Thursday, March 08, 2012

Unicorns & Rainbows

Ezra Klein has identified why the government didn't "fix" the great recession; Politics:

The compromise was clean and obvious: Investments and tax cuts now, coupled with a much-larger deficit reduction package that would kick in once unemployment fell below, say, 7 percent. 


 What doomed this package wasn’t a theoretical divide. I spoke with many freshwater economists who thought a package like this would be sensible. Rather, it was politics wot (sic) done it. 

 This type of storyline refuses to recognize the simple brutal fact that current politicians cannot commit future politicians to a specific course of action. The proposed "package" was simply not credible because the back loaded pain is unenforceable.

Advocates of deficit reduction (I'm not saying that it's the right policy) could clearly see that the only policy that would actually happen for sure was a big increase in the deficit and were completely rational in opposing such a plan.

Absent a credible commitment mechanism, promises of future actions are basically worthless. This is an example of the "asynchronous exchange" issue Oliver Williamson has elucidated. Some call it the "St. Augustine problem" ("Lord grant me chastity, but not just yet")

The phenomenon doesn't rely on there being different politicians in place when the deficit reduction is supposed to kick in. The exact same politicians can simply decline to enforce their previous agreement.

Let's see what happens to the "automatic" sequestration.

If you really want deficit reduction (again, I'm not saying that it's the right policy), all you can do is try to get it done NOW.


2 comments:

Anonymous said...

You could say the same thing about an agreement with simultaneous tax increases and spending cuts. If one side or the other gets some greater advantage in the future, they can erase what they don't like.
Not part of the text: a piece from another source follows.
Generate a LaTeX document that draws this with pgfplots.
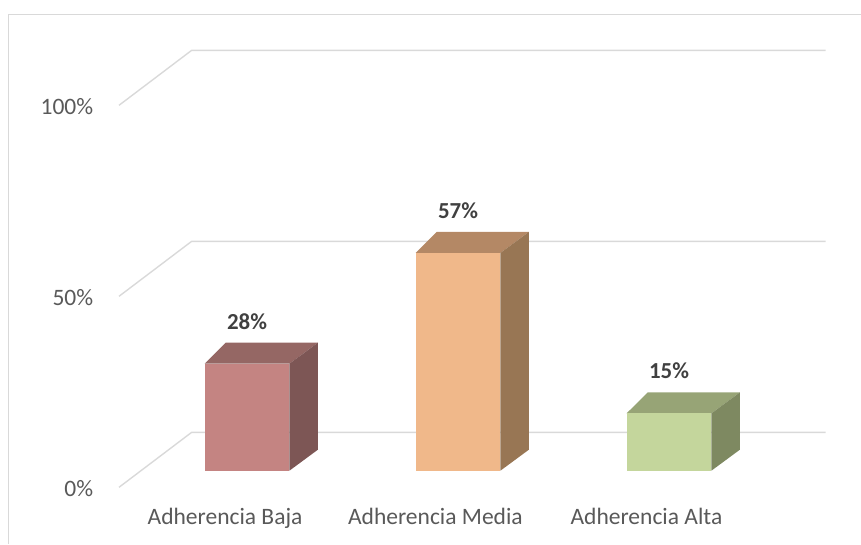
\documentclass[border=0pt]{standalone}
\usepackage{fontspec}
\setmainfont{Carlito}
\usepackage{pgfplots}
\pgfplotsset{compat=1.18}
\definecolor{gridc}{HTML}{D9D9D9}
\definecolor{txt}{HTML}{595959}
\definecolor{lbl}{HTML}{404040}
\definecolor{fA}{HTML}{C48482}
\definecolor{tA}{HTML}{956764}
\definecolor{sA}{HTML}{7D5655}
\definecolor{fB}{HTML}{F0B88A}
\definecolor{tB}{HTML}{B48865}
\definecolor{sB}{HTML}{987654}
\definecolor{fC}{HTML}{C4D69C}
\definecolor{tC}{HTML}{97A476}
\definecolor{sC}{HTML}{7E8961}
\tikzset{lab/.style={text=txt, font=\fontsize{23.6}{28}\selectfont},
         val/.style={anchor=base, text=lbl, font=\fontsize{23}{28}\selectfont\bfseries}}
\begin{document}
\begin{tikzpicture}
\begin{axis}[name=ax,
  scale only axis, x=211bp, y=3.82bp,
  xmin=-1.1706, xmax=2.9100, ymin=-19.19, ymax=123.22,
  hide axis, clip=false,
]
% chart border
\addplot[gridc, line width=1pt] coordinates {(-1.128,-19.19) (-1.128,119.4) (2.91,119.4)};
% gridlines (floor-to-wall)
\addplot[gridc, line width=1.4pt] coordinates {(-0.6066,-4.35) (-0.2621,10.05) (2.7417,10.05)};
\addplot[gridc, line width=1.4pt] coordinates {(-0.6066,45.65) (-0.2621,60.05) (2.7417,60.05)};
\addplot[gridc, line width=1.4pt] coordinates {(-0.6066,95.65) (-0.2621,110.05) (2.7417,110.05)};
% bar 1: 28
\addplot[fill=tA, draw=none] coordinates {(-0.201,28) (0.201,28) (0.336,33.5) (-0.101,33.5)} -- cycle;
\addplot[fill=sA, draw=none] coordinates {(0.201,0) (0.336,5.5) (0.336,33.5) (0.201,28)} -- cycle;
\addplot[ybar, bar width=84.8bp, bar shift=0pt, fill=fA, draw=none] coordinates {(0,28)};
% bar 2: 57
\addplot[fill=tB, draw=none] coordinates {(0.799,57) (1.201,57) (1.336,62.5) (0.899,62.5)} -- cycle;
\addplot[fill=sB, draw=none] coordinates {(1.201,0) (1.336,5.5) (1.336,62.5) (1.201,57)} -- cycle;
\addplot[ybar, bar width=84.8bp, bar shift=0pt, fill=fB, draw=none] coordinates {(1,57)};
% bar 3: 15
\addplot[fill=tC, draw=none] coordinates {(1.799,15) (2.201,15) (2.336,20.5) (1.899,20.5)} -- cycle;
\addplot[fill=sC, draw=none] coordinates {(2.201,0) (2.336,5.5) (2.336,20.5) (2.201,15)} -- cycle;
\addplot[ybar, bar width=84.8bp, bar shift=0pt, fill=fC, draw=none] coordinates {(2,15)};
% value labels
\node[val] at (axis cs:0,36.9) {28\%};
\node[val] at (axis cs:1,65.9) {57\%};
\node[val] at (axis cs:2,24.1) {15\%};
% axis labels
\node[lab, anchor=base east] at (axis cs:-0.7123,93.3) {100\%};
\node[lab, anchor=base east] at (axis cs:-0.7123,43.3) {50\%};
\node[lab, anchor=base east] at (axis cs:-0.7123,-6.7) {0\%};
\node[lab, anchor=base] at (axis cs:-0.104,-14.2) {Adherencia Baja};
\node[lab, anchor=base] at (axis cs:0.893,-14.2) {Adherencia Media};
\node[lab, anchor=base] at (axis cs:1.893,-14.2) {Adherencia Alta};
\end{axis}
\pgfresetboundingbox
\useasboundingbox (ax.south west) rectangle (ax.north east);
\end{tikzpicture}
\end{document}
In practice cuts in SS-Medicare-Medicaid promise to be more durable than cuts in discretionary spending. (In that case any projection beyond the coming year is meaningless, IMO.) So dessert now, spinach later is not crazy.

-- Miracle Max

Unknown said...

i think you got the rationale wrong, when obama came in christie roemer said the most effective way to get the economy growing would be tax cuts. Great said Pelosi and Reid, but we must only give them to the lower income groups. "That would not work" said Roemer as more than 50% of discretionary spending is in the hands of the top 20% income group so we have to give them a big cut. "DOA said Pelosi and Reid and thus we got infrastructure spending, nothing shovel ready and a disaster IMHOl.